__WORK INSTRUCTIONS__: Starting with the first line below, extract each line through the one that contains "(0,0) rectangle (958,765);", inclusive, excluding pictures.

__SOURCE DATA__:
◆ ◆ ◆
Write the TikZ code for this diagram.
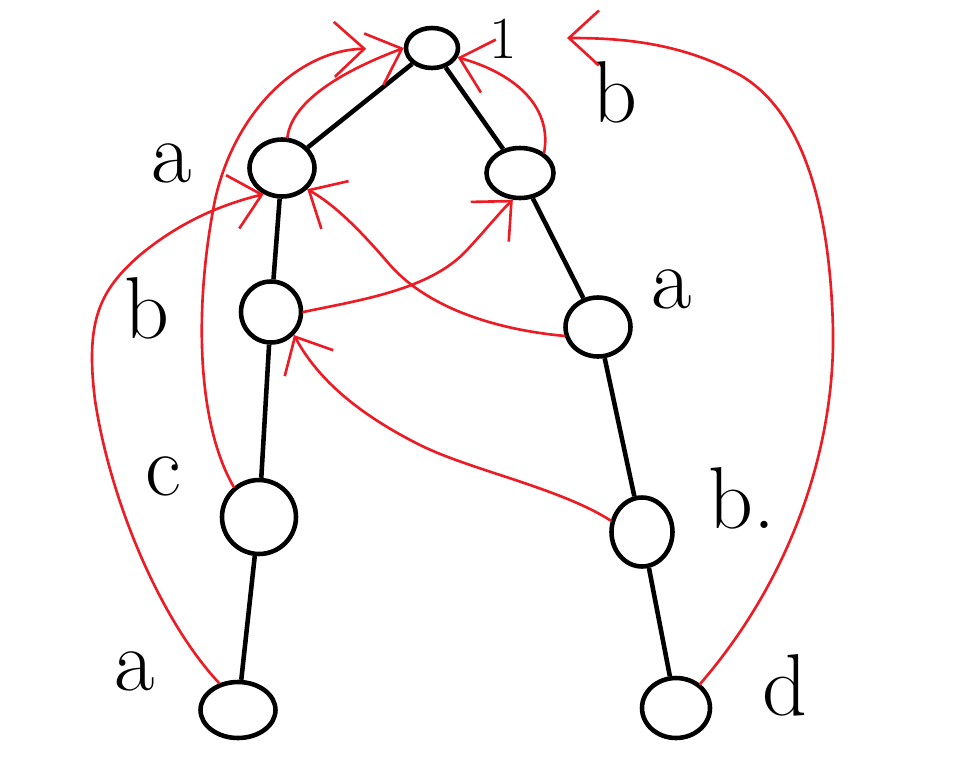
\documentclass[tikz,border=0pt]{standalone}
\usepackage{tikz}
\usetikzlibrary{arrows.meta,shapes.geometric}
\definecolor{paintred}{HTML}{ED1C24}
\tikzset{
  trienode/.style={ellipse, draw=black, line width=2.6pt, fill=white, inner sep=0pt},
  trieedge/.style={line width=2.6pt, draw=black},
  faillink/.style={-{Straight Barb[length=6mm,width=11mm,line width=1.5pt]}, line width=1.5pt, draw=paintred, line cap=round, line join=round},
  letter/.style={font=\fontsize{50}{50}\selectfont, inner sep=0pt, anchor=base}
}

\begin{document}
\begin{tikzpicture}[x=0.02cm,y=-0.02cm]
  \useasboundingbox (0,0) rectangle (958,765);

  % nodes
  \node[trienode, minimum width=1.04cm, minimum height=0.80cm] (root) at (432,48) {};
  \node[trienode, minimum width=1.30cm, minimum height=1.14cm] (a) at (282,168) {};
  \node[trienode, minimum width=1.20cm, minimum height=1.22cm] (ab) at (271,312) {};
  \node[trienode, minimum width=1.48cm, minimum height=1.48cm] (abc) at (259,517) {};
  \node[trienode, minimum width=1.50cm, minimum height=1.12cm] (abca) at (238,710) {};
  \node[trienode, minimum width=1.34cm, minimum height=1.00cm] (b) at (520,173) {};
  \node[trienode, minimum width=1.30cm, minimum height=1.18cm] (ba) at (598,327) {};
  \node[trienode, minimum width=1.22cm, minimum height=1.38cm] (bab) at (642,532) {};
  \node[trienode, minimum width=1.36cm, minimum height=1.20cm] (babd) at (676,708) {};

  % labels
  \node[letter, font=\fontsize{34}{34}\selectfont] (lroot) at (503,58) {1};
  \node[letter] (la) at (172,182) {a};
  \node[letter] (lab) at (147,338) {b};
  \node[letter] (labc) at (163,495) {c};
  \node[letter] (labca) at (135,690) {a};
  \node[letter] (lb) at (615,122) {b};
  \node[letter] (lba) at (672,308) {a};
  \node[letter] (lbab) at (742,528) {b.};
  \node[letter] (lbabd) at (785,715) {d};

  % tree edges
  \draw[trieedge] (root) -- (a);
  \draw[trieedge] (a) -- (ab);
  \draw[trieedge] (ab) -- (abc);
  \draw[trieedge] (abc) -- (abca);
  \draw[trieedge] (root) -- (b);
  \draw[trieedge] (b) -- (ba);
  \draw[trieedge] (ba) -- (bab);
  \draw[trieedge] (bab) -- (babd);

  % failure links
  \coordinate (rootR) at (567,38);
  \draw[faillink] (a.80) .. controls (292,100) and (345,70) .. (root.west);
  \draw[faillink] (b.40) .. controls (552,110) and (520,75) .. (root.-20);
  \draw[faillink, shorten >=0.75cm] (abc.130) .. controls (195,420) and (195,300) .. (215,200)
    .. controls (235,110) and (300,50) .. (root.west);
  \draw[faillink] (babd.45) .. controls (790,580) and (835,450) .. (833,330)
    .. controls (830,200) and (800,110) .. (740,75)
    .. controls (680,42) and (620,38) .. (rootR);
  \draw[faillink] (abca.125) .. controls (160,620) and (110,500) .. (95,400)
    .. controls (85,320) and (100,290) .. (140,255)
    .. controls (180,222) and (220,205) .. (a.235);
  \draw[faillink] (ba.195) .. controls (500,330) and (430,310) .. (390,265)
    .. controls (360,230) and (335,205) .. (a.-40);
  \draw[faillink] (ab.east) .. controls (360,300) and (430,290) .. (467,250)
    .. controls (490,225) and (500,212) .. (b.255);
  \draw[faillink] (bab.160) .. controls (560,488) and (470,470) .. (420,445)
    .. controls (360,415) and (318,380) .. (ab.-45);

\end{tikzpicture}
\end{document}
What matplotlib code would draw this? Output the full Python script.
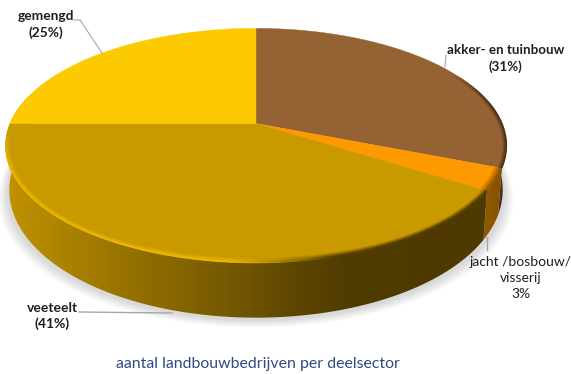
◆ ◆ ◆
__COMPLETE RESPONSE__:
Write the TikZ code for this diagram.
\documentclass[tikz,border=0pt]{standalone}
\usepackage{tikz}
\usetikzlibrary{arrows.meta,shapes.geometric}
\definecolor{paintred}{HTML}{ED1C24}
\tikzset{
  trienode/.style={ellipse, draw=black, line width=2.6pt, fill=white, inner sep=0pt},
  trieedge/.style={line width=2.6pt, draw=black},
  faillink/.style={-{Straight Barb[length=6mm,width=11mm,line width=1.5pt]}, line width=1.5pt, draw=paintred, line cap=round, line join=round},
  letter/.style={font=\fontsize{50}{50}\selectfont, inner sep=0pt, anchor=base}
}

\begin{document}
\begin{tikzpicture}[x=0.02cm,y=-0.02cm]
  \useasboundingbox (0,0) rectangle (958,765);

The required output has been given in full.